▶ What you will do: Scan the material and copy every line in which "this" appears.

▶ Records shown:
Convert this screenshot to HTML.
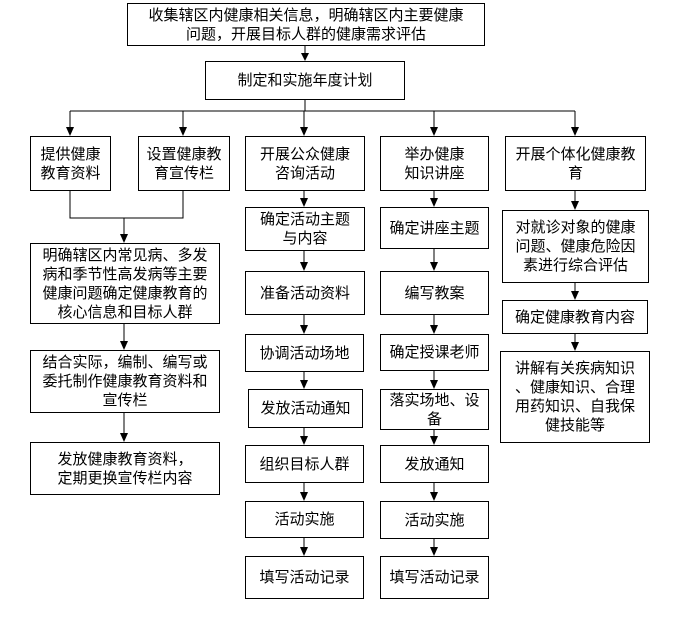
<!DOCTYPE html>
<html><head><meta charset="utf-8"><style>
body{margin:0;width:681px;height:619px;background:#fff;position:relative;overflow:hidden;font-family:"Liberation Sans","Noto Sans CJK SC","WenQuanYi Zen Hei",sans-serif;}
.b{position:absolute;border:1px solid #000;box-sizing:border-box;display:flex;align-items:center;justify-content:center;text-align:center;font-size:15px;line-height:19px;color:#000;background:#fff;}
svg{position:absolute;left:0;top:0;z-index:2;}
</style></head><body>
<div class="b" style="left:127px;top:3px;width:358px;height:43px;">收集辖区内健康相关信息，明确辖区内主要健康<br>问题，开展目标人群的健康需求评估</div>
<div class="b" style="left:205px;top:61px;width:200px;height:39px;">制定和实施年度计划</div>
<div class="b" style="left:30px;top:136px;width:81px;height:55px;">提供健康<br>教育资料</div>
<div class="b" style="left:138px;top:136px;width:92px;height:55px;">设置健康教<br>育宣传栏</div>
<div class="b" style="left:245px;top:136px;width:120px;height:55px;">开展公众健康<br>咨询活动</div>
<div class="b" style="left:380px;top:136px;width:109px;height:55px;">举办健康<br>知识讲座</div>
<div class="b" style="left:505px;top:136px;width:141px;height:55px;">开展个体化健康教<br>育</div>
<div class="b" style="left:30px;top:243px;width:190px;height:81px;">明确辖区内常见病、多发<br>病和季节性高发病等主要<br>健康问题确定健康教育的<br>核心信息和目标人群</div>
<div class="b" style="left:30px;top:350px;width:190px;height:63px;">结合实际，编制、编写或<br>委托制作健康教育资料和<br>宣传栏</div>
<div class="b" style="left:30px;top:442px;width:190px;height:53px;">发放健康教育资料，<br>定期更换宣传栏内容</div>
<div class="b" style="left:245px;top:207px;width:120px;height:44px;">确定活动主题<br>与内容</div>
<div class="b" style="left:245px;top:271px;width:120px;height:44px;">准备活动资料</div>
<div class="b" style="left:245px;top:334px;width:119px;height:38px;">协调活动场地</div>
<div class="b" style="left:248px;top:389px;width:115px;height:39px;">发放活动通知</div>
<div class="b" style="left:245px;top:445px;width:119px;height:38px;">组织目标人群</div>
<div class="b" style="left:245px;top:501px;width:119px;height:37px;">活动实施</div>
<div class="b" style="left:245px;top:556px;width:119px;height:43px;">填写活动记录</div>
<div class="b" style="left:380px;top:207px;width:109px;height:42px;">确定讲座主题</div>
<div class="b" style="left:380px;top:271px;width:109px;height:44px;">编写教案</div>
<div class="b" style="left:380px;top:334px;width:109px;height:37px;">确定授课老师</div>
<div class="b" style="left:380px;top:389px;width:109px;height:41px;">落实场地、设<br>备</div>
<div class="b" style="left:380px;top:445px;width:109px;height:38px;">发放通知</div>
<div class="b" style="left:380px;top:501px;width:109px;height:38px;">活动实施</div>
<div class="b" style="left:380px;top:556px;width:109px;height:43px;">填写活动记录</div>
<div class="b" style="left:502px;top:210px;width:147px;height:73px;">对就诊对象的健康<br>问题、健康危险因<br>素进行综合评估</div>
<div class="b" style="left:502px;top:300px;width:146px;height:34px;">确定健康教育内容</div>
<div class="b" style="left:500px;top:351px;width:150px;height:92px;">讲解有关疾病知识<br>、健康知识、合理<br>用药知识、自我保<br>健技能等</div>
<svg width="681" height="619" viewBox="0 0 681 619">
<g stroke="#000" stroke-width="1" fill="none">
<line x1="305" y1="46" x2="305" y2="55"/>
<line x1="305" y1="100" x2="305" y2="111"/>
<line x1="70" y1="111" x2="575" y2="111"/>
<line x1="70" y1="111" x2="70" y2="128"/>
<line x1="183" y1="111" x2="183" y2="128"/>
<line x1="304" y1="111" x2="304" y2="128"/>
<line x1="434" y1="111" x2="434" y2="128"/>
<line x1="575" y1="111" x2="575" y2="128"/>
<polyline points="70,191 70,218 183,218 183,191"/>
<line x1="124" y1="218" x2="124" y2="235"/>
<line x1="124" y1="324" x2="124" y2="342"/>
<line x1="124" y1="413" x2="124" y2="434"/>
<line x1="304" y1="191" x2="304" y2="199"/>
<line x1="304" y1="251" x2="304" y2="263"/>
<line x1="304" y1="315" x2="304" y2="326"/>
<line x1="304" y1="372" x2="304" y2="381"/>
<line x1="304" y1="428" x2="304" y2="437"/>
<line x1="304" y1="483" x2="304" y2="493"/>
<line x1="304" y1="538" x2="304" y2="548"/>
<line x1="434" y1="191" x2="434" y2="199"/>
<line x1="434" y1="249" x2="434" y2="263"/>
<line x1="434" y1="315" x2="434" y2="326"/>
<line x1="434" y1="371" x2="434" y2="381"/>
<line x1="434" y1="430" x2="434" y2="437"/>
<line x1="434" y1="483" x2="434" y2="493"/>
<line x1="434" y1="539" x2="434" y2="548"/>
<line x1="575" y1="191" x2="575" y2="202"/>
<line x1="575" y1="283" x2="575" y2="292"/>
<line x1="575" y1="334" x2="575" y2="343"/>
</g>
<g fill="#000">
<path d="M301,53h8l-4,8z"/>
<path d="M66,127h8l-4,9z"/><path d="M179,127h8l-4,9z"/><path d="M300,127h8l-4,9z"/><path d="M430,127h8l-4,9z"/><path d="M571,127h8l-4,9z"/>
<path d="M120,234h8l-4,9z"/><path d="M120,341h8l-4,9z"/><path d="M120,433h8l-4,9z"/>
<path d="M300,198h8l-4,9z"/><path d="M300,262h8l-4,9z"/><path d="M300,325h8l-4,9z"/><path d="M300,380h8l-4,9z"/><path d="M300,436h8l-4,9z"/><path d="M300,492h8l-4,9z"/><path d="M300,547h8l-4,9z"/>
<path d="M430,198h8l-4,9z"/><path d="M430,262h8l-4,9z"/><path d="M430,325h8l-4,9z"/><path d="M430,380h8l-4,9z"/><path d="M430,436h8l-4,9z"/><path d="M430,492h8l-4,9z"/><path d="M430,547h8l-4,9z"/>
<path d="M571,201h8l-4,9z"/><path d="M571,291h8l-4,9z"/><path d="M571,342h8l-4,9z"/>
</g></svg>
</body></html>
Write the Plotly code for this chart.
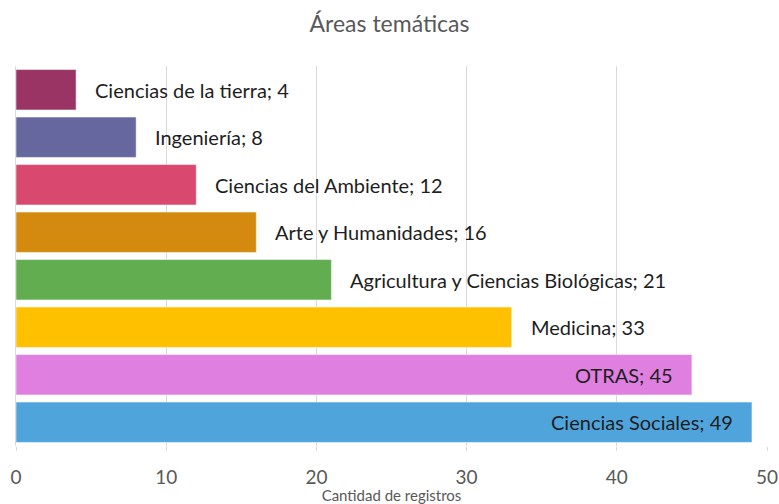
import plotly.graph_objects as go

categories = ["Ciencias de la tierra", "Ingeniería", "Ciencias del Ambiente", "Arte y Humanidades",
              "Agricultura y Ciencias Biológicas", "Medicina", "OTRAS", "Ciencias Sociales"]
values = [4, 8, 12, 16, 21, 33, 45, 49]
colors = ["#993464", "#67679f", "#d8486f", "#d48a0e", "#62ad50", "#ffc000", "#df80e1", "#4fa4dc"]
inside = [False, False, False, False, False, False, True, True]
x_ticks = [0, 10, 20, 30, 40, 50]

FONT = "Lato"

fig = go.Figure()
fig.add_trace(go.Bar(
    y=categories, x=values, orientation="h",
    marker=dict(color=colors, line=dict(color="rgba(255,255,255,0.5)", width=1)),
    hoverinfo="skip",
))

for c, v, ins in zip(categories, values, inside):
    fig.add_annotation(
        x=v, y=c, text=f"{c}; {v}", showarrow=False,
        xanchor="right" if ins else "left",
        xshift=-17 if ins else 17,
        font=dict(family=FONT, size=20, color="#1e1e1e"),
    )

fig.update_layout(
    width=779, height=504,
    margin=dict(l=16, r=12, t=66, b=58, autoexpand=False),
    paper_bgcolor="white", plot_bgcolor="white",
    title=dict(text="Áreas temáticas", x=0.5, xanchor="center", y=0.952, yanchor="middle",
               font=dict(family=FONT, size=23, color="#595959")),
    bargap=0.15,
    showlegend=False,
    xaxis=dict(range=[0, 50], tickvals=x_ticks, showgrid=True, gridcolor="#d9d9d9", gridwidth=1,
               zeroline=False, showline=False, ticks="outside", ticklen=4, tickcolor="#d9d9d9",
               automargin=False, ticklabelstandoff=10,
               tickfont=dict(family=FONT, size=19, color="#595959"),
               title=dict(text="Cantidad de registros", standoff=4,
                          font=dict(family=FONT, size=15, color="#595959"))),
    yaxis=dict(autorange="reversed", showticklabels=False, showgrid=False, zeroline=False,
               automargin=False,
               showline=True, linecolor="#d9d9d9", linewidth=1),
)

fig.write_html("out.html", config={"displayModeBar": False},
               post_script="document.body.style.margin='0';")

==

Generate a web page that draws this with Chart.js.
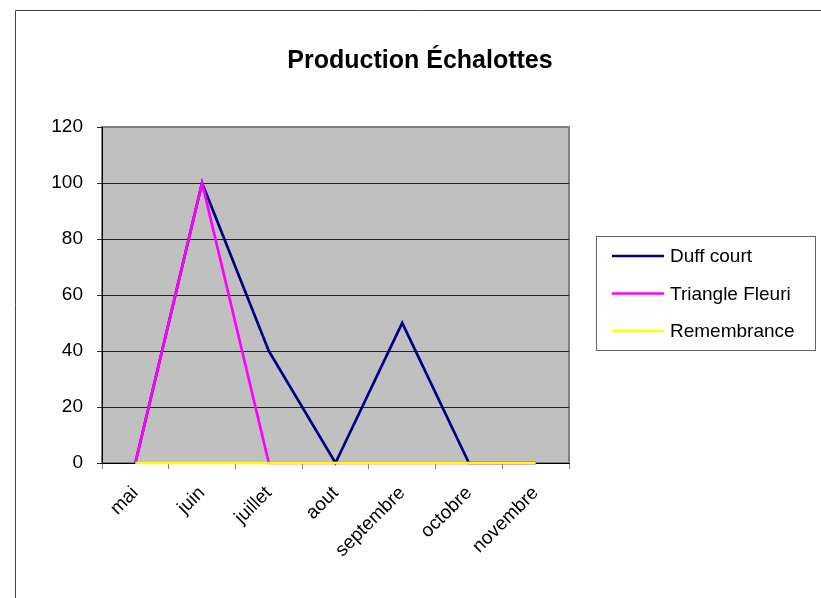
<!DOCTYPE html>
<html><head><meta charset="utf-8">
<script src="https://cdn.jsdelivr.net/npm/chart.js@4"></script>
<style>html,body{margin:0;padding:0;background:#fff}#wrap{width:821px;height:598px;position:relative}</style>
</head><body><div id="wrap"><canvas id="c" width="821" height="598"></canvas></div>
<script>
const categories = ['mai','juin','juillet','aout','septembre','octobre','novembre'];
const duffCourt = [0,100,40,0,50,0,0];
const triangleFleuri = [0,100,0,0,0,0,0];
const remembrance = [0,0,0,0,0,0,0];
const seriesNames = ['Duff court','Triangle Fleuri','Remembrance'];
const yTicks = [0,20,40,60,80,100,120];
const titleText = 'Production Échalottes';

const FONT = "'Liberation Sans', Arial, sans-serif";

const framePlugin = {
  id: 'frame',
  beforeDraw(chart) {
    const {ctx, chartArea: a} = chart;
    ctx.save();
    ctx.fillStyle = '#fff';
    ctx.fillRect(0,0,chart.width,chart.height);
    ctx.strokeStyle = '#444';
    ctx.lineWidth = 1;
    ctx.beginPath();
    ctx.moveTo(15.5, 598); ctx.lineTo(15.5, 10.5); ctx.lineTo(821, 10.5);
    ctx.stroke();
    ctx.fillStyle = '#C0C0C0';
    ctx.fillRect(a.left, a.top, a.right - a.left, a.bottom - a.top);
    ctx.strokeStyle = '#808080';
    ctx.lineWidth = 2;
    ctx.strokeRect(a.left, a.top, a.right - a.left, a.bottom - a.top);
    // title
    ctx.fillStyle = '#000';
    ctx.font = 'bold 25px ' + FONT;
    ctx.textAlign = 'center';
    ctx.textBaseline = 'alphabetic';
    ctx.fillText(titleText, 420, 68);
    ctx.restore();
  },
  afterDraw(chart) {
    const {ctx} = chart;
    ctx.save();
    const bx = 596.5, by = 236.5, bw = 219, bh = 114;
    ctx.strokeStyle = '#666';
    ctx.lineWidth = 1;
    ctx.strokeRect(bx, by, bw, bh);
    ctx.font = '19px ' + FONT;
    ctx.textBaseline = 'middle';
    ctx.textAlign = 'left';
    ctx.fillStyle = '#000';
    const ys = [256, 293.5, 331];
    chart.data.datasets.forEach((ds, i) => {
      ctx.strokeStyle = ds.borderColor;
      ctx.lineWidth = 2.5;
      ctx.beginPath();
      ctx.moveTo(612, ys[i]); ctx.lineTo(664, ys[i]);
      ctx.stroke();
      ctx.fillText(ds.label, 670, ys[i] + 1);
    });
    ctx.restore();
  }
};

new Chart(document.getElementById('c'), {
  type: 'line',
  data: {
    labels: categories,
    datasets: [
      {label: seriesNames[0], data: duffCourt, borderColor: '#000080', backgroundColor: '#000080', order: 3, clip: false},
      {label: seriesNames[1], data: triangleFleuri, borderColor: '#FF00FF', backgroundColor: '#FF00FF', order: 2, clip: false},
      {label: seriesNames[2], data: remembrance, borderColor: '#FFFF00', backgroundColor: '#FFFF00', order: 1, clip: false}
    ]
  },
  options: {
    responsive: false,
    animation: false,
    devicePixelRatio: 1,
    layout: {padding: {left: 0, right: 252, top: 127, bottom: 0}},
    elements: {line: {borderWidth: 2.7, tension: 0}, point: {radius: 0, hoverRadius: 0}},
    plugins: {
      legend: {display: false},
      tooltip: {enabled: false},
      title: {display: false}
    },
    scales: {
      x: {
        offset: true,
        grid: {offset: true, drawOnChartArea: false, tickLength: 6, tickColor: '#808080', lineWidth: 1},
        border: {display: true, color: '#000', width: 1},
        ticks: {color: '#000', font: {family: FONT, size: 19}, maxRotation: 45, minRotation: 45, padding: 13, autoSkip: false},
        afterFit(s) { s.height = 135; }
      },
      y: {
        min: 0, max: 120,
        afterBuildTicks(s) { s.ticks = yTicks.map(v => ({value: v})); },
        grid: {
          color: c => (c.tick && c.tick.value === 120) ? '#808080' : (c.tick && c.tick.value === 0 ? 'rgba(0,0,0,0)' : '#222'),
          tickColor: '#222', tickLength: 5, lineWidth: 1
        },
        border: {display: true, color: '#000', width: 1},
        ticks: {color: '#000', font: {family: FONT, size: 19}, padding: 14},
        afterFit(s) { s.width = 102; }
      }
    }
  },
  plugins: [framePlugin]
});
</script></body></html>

▶ The result:
Convert this screenshot to HTML.
Write the Plotly code for this chart.
Generate a web page that draws this with Chart.js.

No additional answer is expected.